Now that I am at it again, I feel that anyone who has stuck with me this long most definitely deserves an explanation. In the next few days I will really and truly try to address why I left blogging, where I was when I left and then over the next few weeks I will try to get you all up to speed. Please do not hesitate to ask me questions and give me your feedback. Five years is a long time and consequently I have a world brimming with crazy, cool and new stories to tell. I only hope I can keep you interested long enough to hear them.
So
here I was attending Blogher. And deciding to attend Blogher at the very last second could only mean that I was hastily throwing myself into the epicenter of all sorts of confused-social-boundaries, which in turn would be made worse because I, myself, was completely depressed and also most likely the definition of a confused-social-boundary. Oh Beth! I was in no place to be with a bunch of women, especially women, who like myself, spent their days hyper-analyzing their own lives and the lives of others. There is no one or no thing to blame. I could have said, “no.”
Once I arrived and walked into the Blogher Arena, (a hotel just a short distance from the San Jose Airport), I knew that I had made a huge and most terrible mistake. I stood there with sweat droplets accumulating on my upper lip and completely panicked. My panicking only reemphasized the feeling that I had no place being there. Instead of running for the hills (like I should have), with my tears a paralyzed breath from screaming down my face, for some stupid, stupid reason I stayed.
There I was
freaked out and faking calm. I felt like I should recognize more people. I didn’t and instead I stood mystified, staring at everyone, trying to figure out who they were and consequently, I felt like everyone was staring at me. Of course they were staring at me. We were all in the same boat or better, standing in the same hotel. We all intently wanted to know who the person “really” was behind the screen and if said person also “really” measured up to how they were portrayed. [Ok, this is not a completely accurate portrayal. Some of these ladies already knew each other. This was not their first time stepping out from behind their laptop. They were the big sisters in this crazy internet sorority and the simple fact that they seemed a-hell-of-a-lot more comfortable in this atmosphere was something I wished for.]

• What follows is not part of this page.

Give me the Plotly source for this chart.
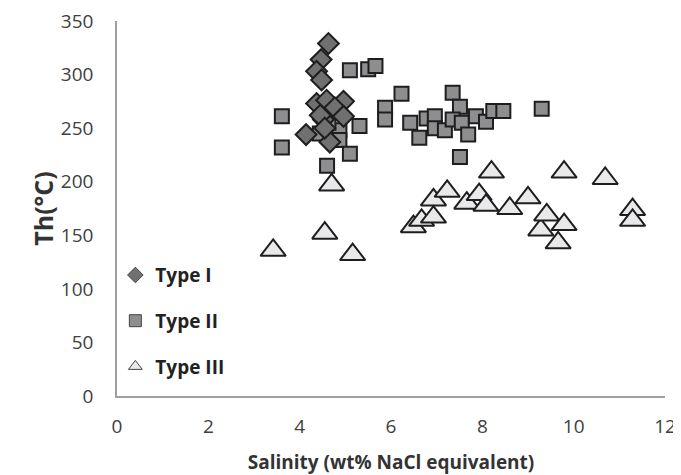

With a lot of calls to my husband (Thank God for Dave), I somehow mustered my way through the long weekend (in truth, a mere 36 hours), only to make a complete ass out of myself at least five or six times.
Thankfully upon review, I would have to say that there were even a few non-ass-related moments. The very best part of Blogher 2006 was not even Blogher 2006. I skipped most of the seminars, was bored with the rest, was not interested in the parties I attended, and was completely pre-occupied with my recent and most devastating miscarriage. Somehow during all of this, I ended up meeting and then hanging out in the hotel restaurant with Gayla. She definitely started out more business and I liked it. There was no hidden agenda as to why she was there and because of that Gayla was super easy to talk to and by the end I felt like I could call her a friend, or at least a good internet pal. Gayla reminded me of my groovy, alternative friends I hung out with in high school and college. I loved talking to her about life and not about blogging. That is the truth. She did not seem to care one iota if I was an important blogger or not an important blogger or why I was even there. I bought one of her “You Grow Girl” t-shirts for $25.00. I think that was our conversation opener, “You want to buy a shirt?” We talked plants. That is her thing. Plants and growing them. We also talked San Francisco because San Francisco was right up the street. It was almost as if I had simply met her in the hotel courtyard and we had struck up a conversation over a t-shirt. Oh wait! That is what we did.
(*AUTHOR’S NOTE: GAYLA has a better memory. We met over rice crackers. She saved me because I needed something to eat. The t-shirt came later.)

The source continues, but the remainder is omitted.